Suppose $\Gamma$ is a discrete, cocompact Abelian subgroup of the Lie group $\mathrm{E}(n) = \mathbb R^n \rtimes \mathrm{O}(n)$ of Euclidean isometries, where $$(b,A)(b',A') = (b+Ab', AA') \quad \forall \: (b,A), (b',A') \in \mathrm{E}(n)$$ I would like to prove:
If $\Gamma$ acts freely on $\mathbb R^n$, then $\Gamma$ is a lattice in $\mathbb R^n$. In particular, for every $(b,A) \in \Gamma$, we have $A = \mathrm{Id}_n$.
Because $\Gamma$ acts freely on $\mathbb R^n$, if $(b,A) \in \Gamma$, then the equation $b + Ax = x$ has no solution; in particular, $b$ is not in the image of $\mathrm{Id}_n - A$. So $A$ must have an eigenvalue of $1$. But this is about as far as I've been able to get. Any thoughts?

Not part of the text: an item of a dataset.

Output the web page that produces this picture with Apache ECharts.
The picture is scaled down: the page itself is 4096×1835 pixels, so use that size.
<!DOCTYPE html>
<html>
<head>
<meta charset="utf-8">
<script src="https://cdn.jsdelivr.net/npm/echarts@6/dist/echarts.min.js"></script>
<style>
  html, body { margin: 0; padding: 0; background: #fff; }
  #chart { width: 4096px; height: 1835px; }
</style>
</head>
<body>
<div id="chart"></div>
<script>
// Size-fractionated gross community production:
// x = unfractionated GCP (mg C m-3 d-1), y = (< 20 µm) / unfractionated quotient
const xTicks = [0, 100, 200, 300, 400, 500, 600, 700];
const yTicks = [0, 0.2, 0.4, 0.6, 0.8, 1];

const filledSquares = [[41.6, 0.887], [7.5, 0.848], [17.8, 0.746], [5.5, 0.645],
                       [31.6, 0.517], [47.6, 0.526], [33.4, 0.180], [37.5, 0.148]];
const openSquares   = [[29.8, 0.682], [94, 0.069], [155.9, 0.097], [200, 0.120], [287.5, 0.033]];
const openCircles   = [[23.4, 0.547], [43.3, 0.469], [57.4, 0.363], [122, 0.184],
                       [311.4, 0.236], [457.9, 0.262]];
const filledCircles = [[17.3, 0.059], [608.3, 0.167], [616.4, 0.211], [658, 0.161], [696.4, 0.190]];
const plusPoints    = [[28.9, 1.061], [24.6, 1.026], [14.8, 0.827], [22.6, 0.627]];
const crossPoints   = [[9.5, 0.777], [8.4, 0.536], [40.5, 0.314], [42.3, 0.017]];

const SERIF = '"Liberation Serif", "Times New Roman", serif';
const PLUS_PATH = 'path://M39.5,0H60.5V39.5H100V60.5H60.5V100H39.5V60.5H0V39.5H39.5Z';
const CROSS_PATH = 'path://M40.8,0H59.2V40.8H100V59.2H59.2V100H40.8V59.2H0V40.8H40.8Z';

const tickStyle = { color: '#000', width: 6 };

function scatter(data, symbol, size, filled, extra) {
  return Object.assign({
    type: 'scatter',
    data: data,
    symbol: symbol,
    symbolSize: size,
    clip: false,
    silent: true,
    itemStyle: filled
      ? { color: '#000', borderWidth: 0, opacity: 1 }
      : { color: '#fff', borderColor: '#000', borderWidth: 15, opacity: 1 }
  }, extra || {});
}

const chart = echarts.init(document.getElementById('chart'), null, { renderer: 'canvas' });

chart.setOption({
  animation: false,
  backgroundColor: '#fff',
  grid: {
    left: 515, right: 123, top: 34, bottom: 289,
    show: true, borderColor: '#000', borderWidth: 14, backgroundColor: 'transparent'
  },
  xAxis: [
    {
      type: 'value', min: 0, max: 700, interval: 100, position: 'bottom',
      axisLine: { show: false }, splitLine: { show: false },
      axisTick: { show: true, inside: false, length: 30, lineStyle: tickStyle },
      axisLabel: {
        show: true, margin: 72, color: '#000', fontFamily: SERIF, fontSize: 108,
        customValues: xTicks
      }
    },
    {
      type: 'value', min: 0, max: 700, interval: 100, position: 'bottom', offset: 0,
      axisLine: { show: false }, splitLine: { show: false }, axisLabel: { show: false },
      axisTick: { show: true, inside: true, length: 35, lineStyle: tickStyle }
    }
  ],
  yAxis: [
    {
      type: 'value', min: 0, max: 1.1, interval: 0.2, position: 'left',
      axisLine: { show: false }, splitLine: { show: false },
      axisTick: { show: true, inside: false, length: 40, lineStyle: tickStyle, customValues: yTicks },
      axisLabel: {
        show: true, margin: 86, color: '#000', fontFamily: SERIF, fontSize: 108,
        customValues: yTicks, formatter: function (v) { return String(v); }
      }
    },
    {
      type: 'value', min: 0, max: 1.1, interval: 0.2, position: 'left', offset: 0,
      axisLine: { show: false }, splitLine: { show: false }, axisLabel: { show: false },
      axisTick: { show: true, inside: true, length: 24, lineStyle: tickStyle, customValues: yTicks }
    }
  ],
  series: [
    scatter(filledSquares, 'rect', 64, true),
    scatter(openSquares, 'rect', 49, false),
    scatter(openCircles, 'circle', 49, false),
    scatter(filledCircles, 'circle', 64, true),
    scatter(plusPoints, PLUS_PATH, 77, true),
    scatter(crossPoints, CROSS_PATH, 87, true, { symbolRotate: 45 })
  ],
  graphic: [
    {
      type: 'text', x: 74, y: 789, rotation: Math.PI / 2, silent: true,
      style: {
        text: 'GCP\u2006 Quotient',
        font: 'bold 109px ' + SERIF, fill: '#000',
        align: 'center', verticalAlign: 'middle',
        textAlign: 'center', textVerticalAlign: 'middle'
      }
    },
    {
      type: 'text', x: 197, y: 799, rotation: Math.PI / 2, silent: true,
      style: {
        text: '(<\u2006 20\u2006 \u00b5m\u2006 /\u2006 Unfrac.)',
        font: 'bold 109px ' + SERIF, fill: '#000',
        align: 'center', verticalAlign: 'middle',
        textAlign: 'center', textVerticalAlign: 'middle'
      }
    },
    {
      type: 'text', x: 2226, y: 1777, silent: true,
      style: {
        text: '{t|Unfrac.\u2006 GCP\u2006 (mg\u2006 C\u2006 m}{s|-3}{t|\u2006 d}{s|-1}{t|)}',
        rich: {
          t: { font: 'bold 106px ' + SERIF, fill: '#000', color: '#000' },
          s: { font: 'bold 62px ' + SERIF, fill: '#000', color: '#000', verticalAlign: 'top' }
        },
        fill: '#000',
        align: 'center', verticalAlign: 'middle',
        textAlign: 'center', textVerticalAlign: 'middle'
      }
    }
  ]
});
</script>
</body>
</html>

EDIT: As was pointed out to me, cocompactness is a necessary assumption. I found a good exposition of this result in Louis Auslander's AMS article "An Account of the Theory of Crystallographic Groups".
Not an answer
(Or, more accurately, an answer to the question before you changed it...)

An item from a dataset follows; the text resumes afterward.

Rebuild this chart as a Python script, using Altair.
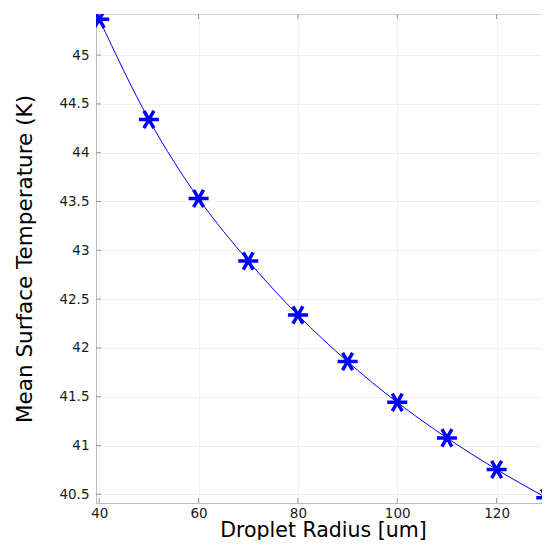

Skipping the co-compactness that you added later, pick $b = \pmatrix{0\\0\\1}, A = \pmatrix{0 & -1 & 0 \\ 1 & 0 & 0 \\ 0 & 0 & 1}$ and you've got the screw translation mentioned in the comments. The slab $\Bbb R^2 \times [0, 1]$ is a fundamental domain. $A$ does in fact have $1$ as an eigenvalue, but that's not enough to get you the "translation" conclusion that you want.
In short: co-compactness appears to be essential. *